# Stripped Rotor retaining screw



## Krakken (Aug 6, 2001)

While changing the pads and rotors on my 2001 Jetta the other day, I stripped the small screw that holds the rotors onto the wheel hub. I can probably get this screw out, but its trashed. I was wondering how critical this screw is. I know Audi 1.8's don't have them, and the rotor spins free of the hub when the lugs aren't in. Is this screw just a set screw to keep the rotor from spinning when the lugs are out?
Thanks


----------



## DemonEater (Jan 29, 2001)

*Re: Stripped Rotor retaining screw (Krakken)*

Totally non-critical. It holds the rotor in place on the assembly line, and makes lining up the holes on the rotor and wheel easier when putting the wheel on.
Mine both stripped and I had to grind the heads off.
Future reference: Use an impact driver to remove those screws, and lots of anti-seize when you replace them (my new Brembo rotors came with new screws, but of course I couldn't use 'em because I couldn't get the old suckers out).


_Modified by DemonEater at 2:14 PM 6-21-2005_


----------



## Krakken (Aug 6, 2001)

*Re: Stripped Rotor retaining screw (DemonEater)*

thanks, appreciate the help


----------



## M this 1! (May 17, 2000)

*Re: Stripped Rotor retaining screw (Krakken)*

Audi does not use them on their longitudinal layout engines (not the TT). the rotor sits on differently so it not really a pain. on a TT, GTI, Jetta, etc that uses them, you'll find it incredibly annoying without the screw. get the threads cleaned out and buy a new screw


----------



## phatvw (Aug 29, 2001)

*Re: Stripped Rotor retaining screw (M this 1!)*


_Quote, originally posted by *M this 1!* »_Audi does not use them on their longitudinal layout engines (not the TT). the rotor sits on differently so it not really a pain. on a TT, GTI, Jetta, etc that uses them, you'll find it incredibly annoying without the screw. get the threads cleaned out and buy a new screw

Speaking of those screws...
Are there any OEM rear 9.1" rotors for VW that don't come with the holes for the screws?
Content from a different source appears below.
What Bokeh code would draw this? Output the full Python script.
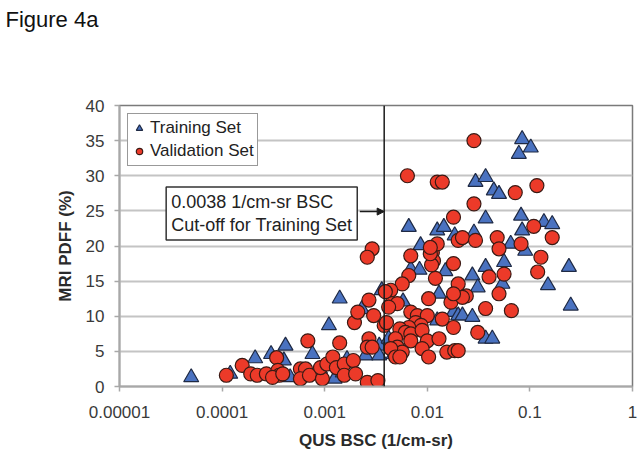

My girlfriend's Jetta didn't have the screws or the extra holes in the rear which made it a pain to rotate tires - even with the parking brake set. I think the previous owner had the brakes done at Midas or something like that and may have used generic parts. The rotors did have a VW logo stamped on them but they looked rather suspicious since I don't think my factory original rotors even had a VW logo...


----------